A woman living with cancer who contracted coronavirus, needed a hip replacement and suffered a neck fracture in just five months is concerned the pandemic is impacting cancer services.
Liz McAinish has been treated for primary and secondary breast cancer for the last five years.
However 2020 brought a whole host of new problems for the former police officer, after she contracted coronavirus in early March when little was definitively known about the virus.
In May, a scan revealed a hip fracture which required hip replacement surgery.
And then in July she received radiotherapy for a neck fracture.
“It’s just like getting hit with a tsunami, you just don’t know what to think,” she said.
“Surprisingly my symptoms in terms of Covid were quite insignificant. I just had a slight cough, not a significant cough at all and my temperature never went too high either. It was only about 37.5C.
“But I became more tired, really tired and I started getting really breathless. I actually thought it was the new cancer treatment that I was on. So I phoned up the cancer treatment helpline and they said well you better go to the hospital.
“So they assessed me for Covid and I said ‘I’ve not got Covid, it’s just my cancer treatment’. I expected to go to the cancer ward but I had a positive Covid test and spent some time feeling really unwell.”

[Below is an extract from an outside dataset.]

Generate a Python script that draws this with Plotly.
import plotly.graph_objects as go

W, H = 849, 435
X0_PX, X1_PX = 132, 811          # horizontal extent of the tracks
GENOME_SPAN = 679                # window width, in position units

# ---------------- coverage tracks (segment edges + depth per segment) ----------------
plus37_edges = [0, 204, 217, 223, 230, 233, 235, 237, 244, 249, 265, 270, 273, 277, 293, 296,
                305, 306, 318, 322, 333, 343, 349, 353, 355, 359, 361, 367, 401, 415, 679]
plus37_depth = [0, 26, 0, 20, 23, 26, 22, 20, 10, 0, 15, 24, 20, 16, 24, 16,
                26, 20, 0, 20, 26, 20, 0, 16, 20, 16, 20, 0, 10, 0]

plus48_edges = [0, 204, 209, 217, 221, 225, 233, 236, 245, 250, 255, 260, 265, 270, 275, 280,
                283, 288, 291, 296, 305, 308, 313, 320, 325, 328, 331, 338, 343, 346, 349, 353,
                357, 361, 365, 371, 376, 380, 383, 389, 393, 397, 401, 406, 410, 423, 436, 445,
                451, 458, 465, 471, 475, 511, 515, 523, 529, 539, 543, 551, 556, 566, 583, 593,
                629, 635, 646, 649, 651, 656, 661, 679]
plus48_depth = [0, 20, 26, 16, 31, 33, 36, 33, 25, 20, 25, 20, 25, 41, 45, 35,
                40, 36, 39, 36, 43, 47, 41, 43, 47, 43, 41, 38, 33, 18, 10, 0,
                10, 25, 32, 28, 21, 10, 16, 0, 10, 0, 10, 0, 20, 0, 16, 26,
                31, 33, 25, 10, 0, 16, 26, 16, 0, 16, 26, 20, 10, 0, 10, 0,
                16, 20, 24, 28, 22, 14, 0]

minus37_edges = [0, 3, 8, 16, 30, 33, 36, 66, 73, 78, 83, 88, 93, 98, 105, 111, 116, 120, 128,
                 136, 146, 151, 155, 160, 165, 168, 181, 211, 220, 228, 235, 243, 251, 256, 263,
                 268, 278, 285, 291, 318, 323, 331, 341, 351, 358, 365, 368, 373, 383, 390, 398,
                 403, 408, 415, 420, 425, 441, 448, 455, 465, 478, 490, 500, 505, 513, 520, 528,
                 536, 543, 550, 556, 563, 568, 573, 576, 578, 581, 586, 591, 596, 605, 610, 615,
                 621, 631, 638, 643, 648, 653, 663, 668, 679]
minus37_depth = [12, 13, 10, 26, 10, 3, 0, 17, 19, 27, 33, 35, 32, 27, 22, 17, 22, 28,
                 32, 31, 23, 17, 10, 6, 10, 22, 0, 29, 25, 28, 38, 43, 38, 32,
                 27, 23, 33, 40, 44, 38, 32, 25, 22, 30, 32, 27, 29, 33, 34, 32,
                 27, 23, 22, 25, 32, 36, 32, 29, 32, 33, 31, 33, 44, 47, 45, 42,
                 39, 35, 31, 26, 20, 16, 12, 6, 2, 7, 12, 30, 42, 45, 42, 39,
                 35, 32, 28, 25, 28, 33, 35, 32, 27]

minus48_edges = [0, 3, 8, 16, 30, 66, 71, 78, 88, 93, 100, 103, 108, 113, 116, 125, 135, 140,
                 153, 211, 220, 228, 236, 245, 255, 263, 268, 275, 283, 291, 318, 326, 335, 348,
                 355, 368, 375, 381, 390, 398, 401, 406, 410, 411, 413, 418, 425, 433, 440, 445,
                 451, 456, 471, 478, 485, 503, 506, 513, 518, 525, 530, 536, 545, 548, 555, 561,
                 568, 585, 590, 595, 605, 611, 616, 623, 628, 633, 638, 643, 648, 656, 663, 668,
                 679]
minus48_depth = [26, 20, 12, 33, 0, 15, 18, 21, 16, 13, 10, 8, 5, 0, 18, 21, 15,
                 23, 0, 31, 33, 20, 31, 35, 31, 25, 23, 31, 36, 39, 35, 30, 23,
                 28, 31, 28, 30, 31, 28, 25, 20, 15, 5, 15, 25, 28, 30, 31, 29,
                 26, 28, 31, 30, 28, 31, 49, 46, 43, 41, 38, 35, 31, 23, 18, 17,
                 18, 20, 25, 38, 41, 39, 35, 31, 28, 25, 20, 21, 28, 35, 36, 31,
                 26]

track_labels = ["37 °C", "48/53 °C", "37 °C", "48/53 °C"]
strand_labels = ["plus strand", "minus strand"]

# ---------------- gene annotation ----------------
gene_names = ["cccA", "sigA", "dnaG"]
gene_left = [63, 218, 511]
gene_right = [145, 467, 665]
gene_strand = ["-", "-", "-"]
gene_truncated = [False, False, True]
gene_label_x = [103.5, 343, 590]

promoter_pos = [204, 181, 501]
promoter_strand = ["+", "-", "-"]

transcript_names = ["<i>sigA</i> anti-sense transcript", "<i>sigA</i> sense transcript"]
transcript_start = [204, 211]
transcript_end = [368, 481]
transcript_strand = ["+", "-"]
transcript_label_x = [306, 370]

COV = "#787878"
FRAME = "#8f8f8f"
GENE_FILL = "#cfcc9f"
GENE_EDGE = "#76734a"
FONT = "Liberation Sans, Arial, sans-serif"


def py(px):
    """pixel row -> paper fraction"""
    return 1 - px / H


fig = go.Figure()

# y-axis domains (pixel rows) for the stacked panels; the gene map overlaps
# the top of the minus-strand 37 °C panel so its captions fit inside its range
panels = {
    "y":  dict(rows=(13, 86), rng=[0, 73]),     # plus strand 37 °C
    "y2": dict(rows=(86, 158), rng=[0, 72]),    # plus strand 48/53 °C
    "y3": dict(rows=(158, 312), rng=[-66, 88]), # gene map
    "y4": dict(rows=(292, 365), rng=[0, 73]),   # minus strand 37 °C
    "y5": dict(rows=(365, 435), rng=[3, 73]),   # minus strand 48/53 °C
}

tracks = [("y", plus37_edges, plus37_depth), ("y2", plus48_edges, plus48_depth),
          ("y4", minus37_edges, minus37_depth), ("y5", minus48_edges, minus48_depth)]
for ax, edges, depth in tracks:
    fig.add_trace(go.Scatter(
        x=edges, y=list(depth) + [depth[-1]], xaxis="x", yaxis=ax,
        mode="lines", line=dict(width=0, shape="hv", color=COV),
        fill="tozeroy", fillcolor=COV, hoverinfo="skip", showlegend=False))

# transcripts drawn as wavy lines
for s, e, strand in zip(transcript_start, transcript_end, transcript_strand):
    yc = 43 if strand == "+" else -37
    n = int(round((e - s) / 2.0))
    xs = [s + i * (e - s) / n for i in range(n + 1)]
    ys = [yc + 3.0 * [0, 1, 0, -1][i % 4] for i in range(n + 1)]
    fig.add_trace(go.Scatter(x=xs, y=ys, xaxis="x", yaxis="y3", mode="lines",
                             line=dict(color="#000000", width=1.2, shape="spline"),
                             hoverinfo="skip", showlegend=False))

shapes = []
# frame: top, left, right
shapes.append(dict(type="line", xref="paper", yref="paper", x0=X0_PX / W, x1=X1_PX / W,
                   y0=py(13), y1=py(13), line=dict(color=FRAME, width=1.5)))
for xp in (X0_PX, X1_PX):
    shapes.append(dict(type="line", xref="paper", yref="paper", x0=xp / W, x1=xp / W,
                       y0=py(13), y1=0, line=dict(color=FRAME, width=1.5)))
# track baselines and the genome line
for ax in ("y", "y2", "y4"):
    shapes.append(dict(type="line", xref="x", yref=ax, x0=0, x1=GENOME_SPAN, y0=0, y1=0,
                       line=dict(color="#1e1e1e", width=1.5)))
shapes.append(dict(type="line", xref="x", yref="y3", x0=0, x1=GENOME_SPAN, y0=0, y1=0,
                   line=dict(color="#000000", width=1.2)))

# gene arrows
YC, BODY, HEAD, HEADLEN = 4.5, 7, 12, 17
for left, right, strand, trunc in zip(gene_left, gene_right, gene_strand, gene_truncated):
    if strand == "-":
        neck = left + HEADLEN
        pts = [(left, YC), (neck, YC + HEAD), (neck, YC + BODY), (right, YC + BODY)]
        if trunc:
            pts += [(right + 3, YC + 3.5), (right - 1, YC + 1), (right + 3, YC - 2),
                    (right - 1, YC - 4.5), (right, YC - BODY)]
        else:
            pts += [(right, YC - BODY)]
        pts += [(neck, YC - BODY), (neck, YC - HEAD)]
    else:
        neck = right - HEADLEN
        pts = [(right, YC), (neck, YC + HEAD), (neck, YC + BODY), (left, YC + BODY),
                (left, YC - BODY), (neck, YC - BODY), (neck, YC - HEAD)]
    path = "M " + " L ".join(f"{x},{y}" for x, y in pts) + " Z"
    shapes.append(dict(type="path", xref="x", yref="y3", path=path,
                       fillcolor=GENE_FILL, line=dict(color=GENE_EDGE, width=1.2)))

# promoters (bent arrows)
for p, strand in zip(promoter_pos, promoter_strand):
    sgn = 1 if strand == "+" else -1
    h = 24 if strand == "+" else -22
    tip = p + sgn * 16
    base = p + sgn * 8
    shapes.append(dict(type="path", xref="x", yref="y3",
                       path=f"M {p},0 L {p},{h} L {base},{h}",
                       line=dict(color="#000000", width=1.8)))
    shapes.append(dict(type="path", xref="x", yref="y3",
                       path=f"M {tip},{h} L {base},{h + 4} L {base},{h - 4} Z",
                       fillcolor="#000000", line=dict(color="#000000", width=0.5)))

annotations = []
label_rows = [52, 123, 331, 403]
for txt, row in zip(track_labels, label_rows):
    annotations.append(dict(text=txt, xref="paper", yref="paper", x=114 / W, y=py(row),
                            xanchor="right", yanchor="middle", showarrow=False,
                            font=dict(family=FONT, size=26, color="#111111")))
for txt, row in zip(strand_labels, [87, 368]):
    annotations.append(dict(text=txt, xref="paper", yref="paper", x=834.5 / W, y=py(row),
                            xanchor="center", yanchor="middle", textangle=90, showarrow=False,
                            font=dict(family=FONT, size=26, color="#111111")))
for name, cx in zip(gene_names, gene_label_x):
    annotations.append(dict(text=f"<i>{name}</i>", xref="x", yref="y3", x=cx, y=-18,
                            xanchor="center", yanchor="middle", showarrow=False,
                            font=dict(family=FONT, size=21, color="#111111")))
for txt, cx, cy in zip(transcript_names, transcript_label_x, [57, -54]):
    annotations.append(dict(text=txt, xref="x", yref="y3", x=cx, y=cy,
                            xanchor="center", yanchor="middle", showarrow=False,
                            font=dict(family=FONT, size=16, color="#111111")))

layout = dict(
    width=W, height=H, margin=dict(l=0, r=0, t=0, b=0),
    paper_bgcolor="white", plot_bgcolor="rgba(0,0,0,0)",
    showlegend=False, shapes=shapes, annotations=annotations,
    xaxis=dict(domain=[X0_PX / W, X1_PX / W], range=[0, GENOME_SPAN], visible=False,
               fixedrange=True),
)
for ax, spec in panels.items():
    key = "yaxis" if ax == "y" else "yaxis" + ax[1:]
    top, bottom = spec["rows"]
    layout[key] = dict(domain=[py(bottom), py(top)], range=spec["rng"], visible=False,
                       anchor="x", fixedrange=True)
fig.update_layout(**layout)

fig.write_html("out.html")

With the help of friends and family, Liz has battled through and is now rebuilding her strength.
But she is concerned about what the pandemic means for cancer sufferers.
“I’ll never know what impact Covid had, because I had to stop my cancer treatment when I was in hospital. That was really worrying,” she said.

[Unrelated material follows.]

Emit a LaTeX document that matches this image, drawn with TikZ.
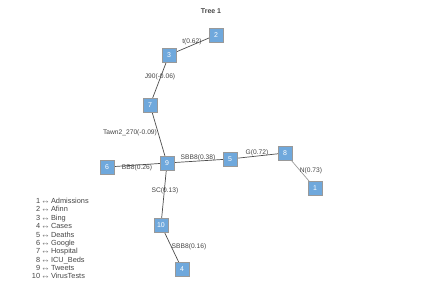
\documentclass[tikz,border=0pt]{standalone}
\usepackage{fontspec}
\setmainfont{Liberation Sans}
\usetikzlibrary{positioning}

\definecolor{boxblue}{HTML}{6FA8DC}
\definecolor{txtgray}{HTML}{444444}

\begin{document}
\begin{tikzpicture}[x=1bp, y=-1bp,
    vbox/.style={draw=gray!80, fill=boxblue, text=white, minimum size=14bp, inner sep=0pt, font=\fontsize{7}{8}\selectfont},
    elab/.style={text=txtgray, inner sep=0pt, font=\fontsize{6.7}{7.5}\selectfont},
    edge/.style={draw=black!70, line width=0.7pt},
    leg/.style={text=txtgray, inner sep=0pt, anchor=base west, font=\fontsize{7.4}{8.4}\selectfont}]
    \useasboundingbox (0,0) rectangle (423,291);

    % Title
    \node[font=\bfseries\fontsize{7}{8}\selectfont, text=txtgray] (title) at (211,11) {Tree 1};

    % Edges first, nodes on top
    \coordinate (c2) at (216,35);
    \coordinate (c3) at (169,55);
    \coordinate (c7) at (150,105);
    \coordinate (c9) at (167,163);
    \coordinate (c6) at (107,167);
    \coordinate (c5) at (230,159);
    \coordinate (c8) at (285,153);
    \coordinate (c1) at (315,188);
    \coordinate (c10) at (161,225);
    \coordinate (c4) at (182,269);

    \draw[edge] (c2) -- (c3);
    \draw[edge] (c3) -- (c7);
    \draw[edge] (c7) -- (c9);
    \draw[edge] (c9) -- (c6);
    \draw[edge] (c9) -- (c5);
    \draw[edge] (c5) -- (c8);
    \draw[edge, draw=black!40] (c8) -- (c1);
    \draw[edge] (c9) -- (c10);
    \draw[edge] (c10) -- (c4);

    % Vertices
    \foreach \v in {1,...,10}
        \node[vbox] (n\v) at (c\v) {\v};

    % Edge labels
    \node[elab] (l23) at (192,42) {t(0.62)};
    \node[elab] (l37) at (160,77) {J90(-0.06)};
    \node[elab] (l79) at (130,133) {Tawn2\_270(-0.09)};
    \node[elab] (l96) at (137,168) {BB8(0.26)};
    \node[elab] (l95) at (198,158) {SBB8(0.38)};
    \node[elab] (l58) at (257,153) {G(0.72)};
    \node[elab] (l81) at (311,171) {N(0.73)};
    \node[elab] (l910) at (165,191) {SC(0.13)};
    \node[elab] (l104) at (189,247) {SBB8(0.16)};

    % Legend
    \foreach \i/\name in {1/Admissions, 2/Afinn, 3/Bing, 4/Cases, 5/Deaths, 6/Google, 7/Hospital, 8/ICU\_Beds, 9/Tweets, 10/VirusTests}
        \node[leg] (leg\i) at (33, 203.6+8.35*\i-8.35) {\makebox[7bp][r]{\i}~$\scriptscriptstyle\leftrightarrow$~\name};
\end{tikzpicture}
\end{document}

“I’m slightly concerned about the fact that the number of trials that used to be going ahead, it’s not the same number. So they certainly have reduced.
“So as somebody who has secondary breast cancer, where the trials are really important, that certainly worries me.”
On Friday, Macmillan Cancer Support revealed 15% of cancer patients in Scotland are worried disruption due to the pandemic could reduce the likelihood of their treatment being successful.
Janice Preston, Macmillan’s head of services in Scotland, said: “This is a time of almost unprecedented challenge for people with cancer.
“For many, the pandemic feels like the worst possible Groundhog Day, but we want everyone with cancer to know that they aren’t alone.
“We will keep doing whatever it takes to ensure people with cancer do not feel forgotten in this crisis and we want everyone to know that we’re here for them.”